Jacoby & Meyers had an idea. If only they could get non-lawyers to put money into its firm for a share of the profits, they could fund expansion. The only itty, bitty problem with that is that it’s ethically impermissible to share legal fees with non-lawyers.

So it brought suit back in 2011, trying to claim its rights were violated. And worse yet, to me, tried to claim it was doing so on my behalf, when they wrote that suit was being brought:

“…on behalf of itself and all others authorized to practice law in the State of New York…”

Blech. Non-attorneys owning a share of law firms is an awful idea, and one that the Second Circuit Court of Appeals shot down last week. The firm tried to lawyer its way around the ethical prohibition by claiming it was a First Amendment violation of its right to freely associate. The problem, of course, is that the right to associate with a lawyer belongs to the client, not to the lawyer trying to finance business expansion.
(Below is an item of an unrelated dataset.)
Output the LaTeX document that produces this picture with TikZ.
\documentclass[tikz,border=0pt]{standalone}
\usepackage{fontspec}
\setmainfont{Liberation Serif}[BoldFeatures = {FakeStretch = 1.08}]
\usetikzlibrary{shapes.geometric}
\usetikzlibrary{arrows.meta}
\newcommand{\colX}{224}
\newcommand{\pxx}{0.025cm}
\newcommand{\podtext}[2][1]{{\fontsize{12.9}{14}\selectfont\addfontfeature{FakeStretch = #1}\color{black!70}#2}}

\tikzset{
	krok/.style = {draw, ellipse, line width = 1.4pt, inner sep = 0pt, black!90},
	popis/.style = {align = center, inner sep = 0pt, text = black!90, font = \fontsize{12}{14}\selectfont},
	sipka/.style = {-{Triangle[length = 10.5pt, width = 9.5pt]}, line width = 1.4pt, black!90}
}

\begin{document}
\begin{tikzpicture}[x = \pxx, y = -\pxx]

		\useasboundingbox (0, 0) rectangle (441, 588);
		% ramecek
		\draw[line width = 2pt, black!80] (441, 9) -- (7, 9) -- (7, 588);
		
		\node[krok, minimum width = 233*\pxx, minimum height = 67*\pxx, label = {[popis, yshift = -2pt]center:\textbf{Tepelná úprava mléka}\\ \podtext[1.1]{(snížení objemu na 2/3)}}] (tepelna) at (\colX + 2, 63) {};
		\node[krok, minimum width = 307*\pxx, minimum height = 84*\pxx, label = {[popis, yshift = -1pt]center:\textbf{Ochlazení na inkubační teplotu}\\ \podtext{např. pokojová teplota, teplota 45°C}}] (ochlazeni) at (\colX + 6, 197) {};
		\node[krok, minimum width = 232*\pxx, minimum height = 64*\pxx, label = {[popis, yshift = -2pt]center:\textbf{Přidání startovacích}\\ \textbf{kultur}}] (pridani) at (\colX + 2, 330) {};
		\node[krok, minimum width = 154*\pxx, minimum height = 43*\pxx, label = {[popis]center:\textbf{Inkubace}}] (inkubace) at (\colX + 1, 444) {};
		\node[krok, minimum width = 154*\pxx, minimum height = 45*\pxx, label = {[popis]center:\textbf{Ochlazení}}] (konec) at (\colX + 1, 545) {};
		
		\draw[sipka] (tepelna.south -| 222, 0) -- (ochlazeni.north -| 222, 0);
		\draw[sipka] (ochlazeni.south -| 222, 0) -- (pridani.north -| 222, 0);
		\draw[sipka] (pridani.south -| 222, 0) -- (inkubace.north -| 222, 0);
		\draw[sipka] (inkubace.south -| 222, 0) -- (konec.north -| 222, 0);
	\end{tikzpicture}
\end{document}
As Scott Greenfield notes, it wasn’t always this way. It started, sort of, as the People’s Express of law firms:

When Jacoby & Meyers began, it was supposed to be the People’s law firm, solid lawyering at prices regular folks could afford. Some wags might argue that this was merely a marketing stance, as they wanted money as much as any other law firm. When they didn’t get it, they pivoted to a personal injury firm.

The firm having pivoted to personal injury, I’ll rehash what I’ve said before about non-lawyers owning any portion of a firm:  It is an invitation to ambulance chasing. The non-lawyers simply skirt the ethics rules to which they are not accountable, and impermissibly hustle business. The concepts of ownership, solicitation and marketing all become fused into one unaccountable mess.

And what will the lawyers say when the non-lawyers gets found chasing? They would no doubt profess shock (shock!) that such activities were going on under their roof.  “We’re so sorry!  We had no idea!!”

Let’s hope this miserable idea is finally put to bed, for the surest way to degrade the practice of law and diminish the residual respect we still have in some quarters is to introduce non-lawyers into the mix.